Zebrafish is only available for data stored on the Google Cloud
Deciding which tool to use
Which of these tools should you use to manage your TDR data? The answer depends on what you’re trying to do in TDR – for example, whether you’re setting up billing or creating a dataset - and how familiar you are with APIs.
Constraints on your tools
- Note that some tasks can only be done with Swagger APIs, while others can be done in Swagger, the TDR UI, or Zebrafish.
- The tools available to you will also depend on whether your data are stored on the Google Cloud or Azure.
Why does API familiarity matter?In general, the Swagger APIs allow you to do more things in TDR; however, if you’re not already familiar with APIs, these can be a bit challenging to use. While some functions are only available through the Swagger endpoints, we recommend using the TDR UI or Zebrafish for functions that they support, unless you've worked with APIs before.
The rest of this article breaks down how to choose your tool for each stage of working in TDR. When different tools are available for a step, you'll find guidance on which tool to use, based on your cloud provider (Google or Azure) and your familiarity with APIs.
Step 1. Set up a TDR billing profile
You will use APIs to set up a billing profile to cover the costs of working in TDR. The exact steps depend on whether your data are stored on Azure or Google (GCP). See How to create a TDR Billing Profile (Azure) or How to create a TDR Billing Profile (GCP) for step-by-step instructions. You can also add collaborators to your TDR billing profile.
Step 2. Create a dataset and upload data
2.1. Define a dataset schema
Once you’ve set up billing and are ready to upload data to TDR, the next step is to define your dataset’s schema. The schema sets up the tables that hold your data and metadata, the tables' columns and primary keys, and the relationships between tables. Setting up your schema is crucial for updating the tables later on. Learn more about schemas in Overview: Defining your TDR dataset schema.
-
If you’re comfortable working with API endpoints, write your schema JSON then use Swagger to create a dataset with that schema.
-
If you’re not comfortable working with API endpoints, you have two options:
- Option 1: create the dataset and the schema in the TDR UI, then use Swagger to ingest and update your data (see the next section for details).
- Option 2: write the schema in JSON, then use Zebrafish to create the dataset and ingest your data in the same step. If you include your dataset's assets in your schema, you won't have to use Swagger to create the assets later on.

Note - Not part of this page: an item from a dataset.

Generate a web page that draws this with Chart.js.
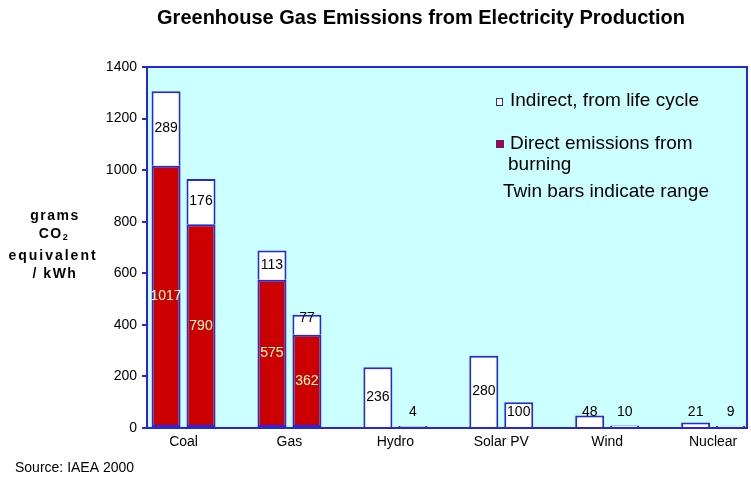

Creating a dataset through the UI vs. Zebrafish The benefit of creating your dataset in the TDR UI is that you can define the schema using a GUI, rather than working in JSON: you’ll type the names of your tables and their columns, and define their types with drop-down menus. The downside is that you can’t upload or edit your data through the TDR UI, so you’ll then have to use the Swagger API endpoints to complete those steps.

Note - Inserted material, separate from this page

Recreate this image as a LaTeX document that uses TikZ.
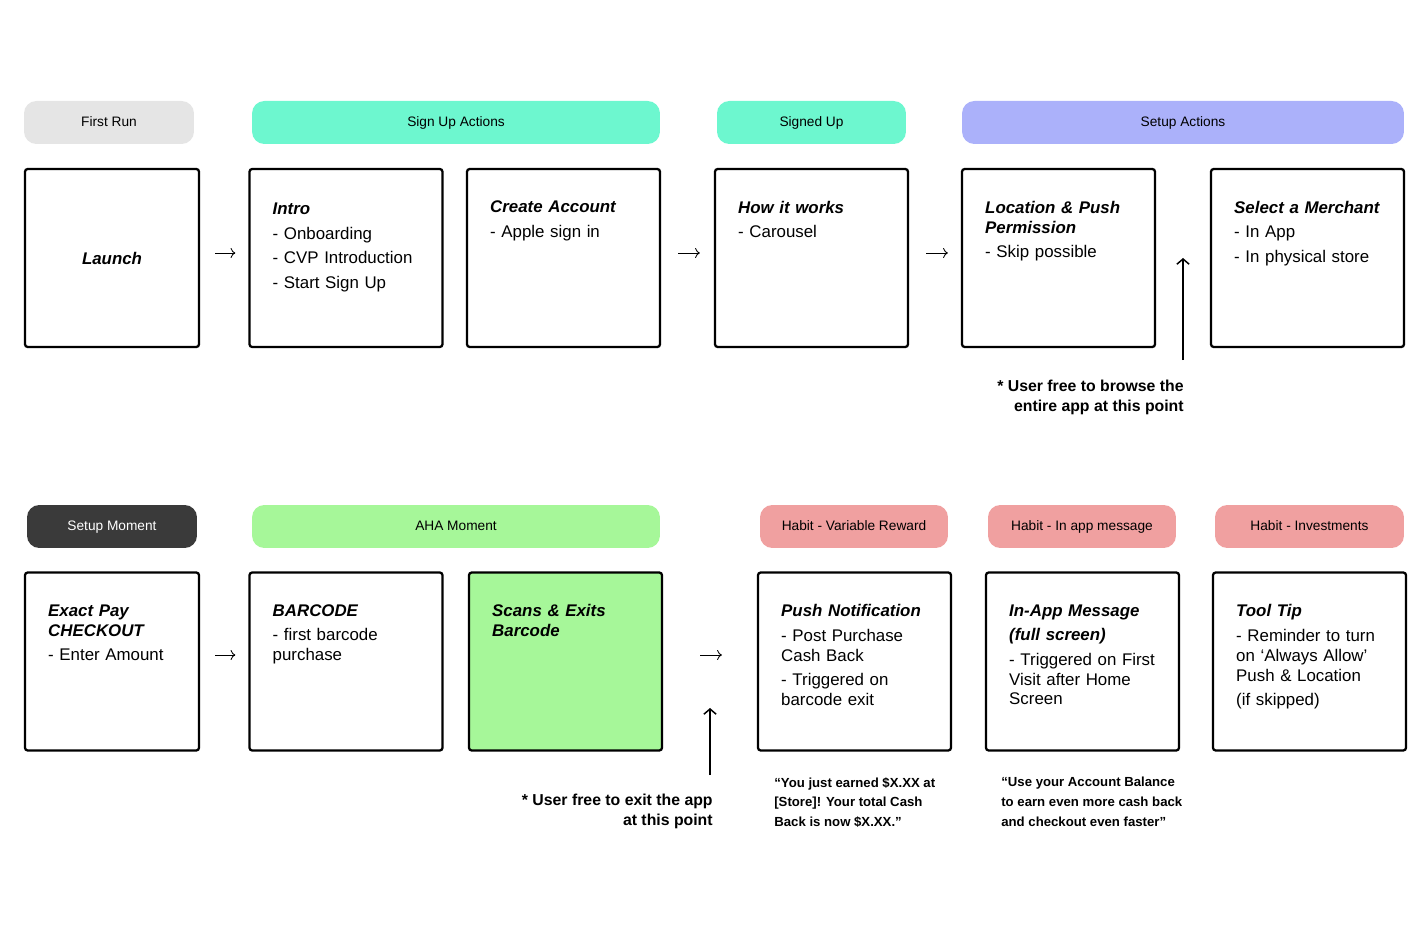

In contrast, if you use Zebrafish you’ll have to write your schema in JSON. But once you've done the initial work to create the JSON, you can create your dataset, upload your data, and update your data through the Zebrafish interface.
2.2. Ingest and update data
- If you’re comfortable working with APIs, ingest the data to your dataset through the Swagger API endpoints. If your data changes, you can also update it through these endpoints by running a new ingest job or soft-deleting and re-ingesting your data.
-
If you’re not comfortable working with APIs and your data is saved in the Azure cloud, you currently must ingest the data to your dataset through the Swagger API endpoints. If your data changes, you can also update it through these endpoints by running a new ingest job or soft-deleting and re-ingesting your data.
If your data is saved on the Google cloud, ingest your data to your dataset through Zebrafish – this is done in the same step as creating your dataset. If your data changes, you can also update it through Zebrafish.
Step 3. Share the data
To share TDR data, you'll create a snapshot — a subset of the dataset that you want to share with a particular researcher or group.
Assets are a prerequisite for creating a snapshot. Assets are subsets of the columns in your data tables that you want to include in snapshots. Learn more about assets in How to create dataset assets in TDR.
-
If you’re comfortable working with API endpoints, you can add assets to your dataset at any time, using the Swagger API endpoints. Then, use Swagger to create snapshots as well.
-
If you’re not comfortable working with API endpoints, you can define assets in your dataset’s schema JSON when you create your dataset through Zebrafish. The downside of this method is that you can’t modify your schema after the dataset is already created. Alternatively, you can add assets at any time using the Swagger API endpoints.
You can then create a snapshot through the TDR UI.
Once you’ve created a snapshot, how do you decide who can access the data? See Streamlining access for approved requestors with DUOS & TDR to learn how to screen researchers who want to access your TDR dataset.
Step 4. Analyze the data
See How to export a TDR snapshot and How to use TDR snapshots with workflows to learn how to import data from TDR into a Terra workspace, and analyze it in the Cloud.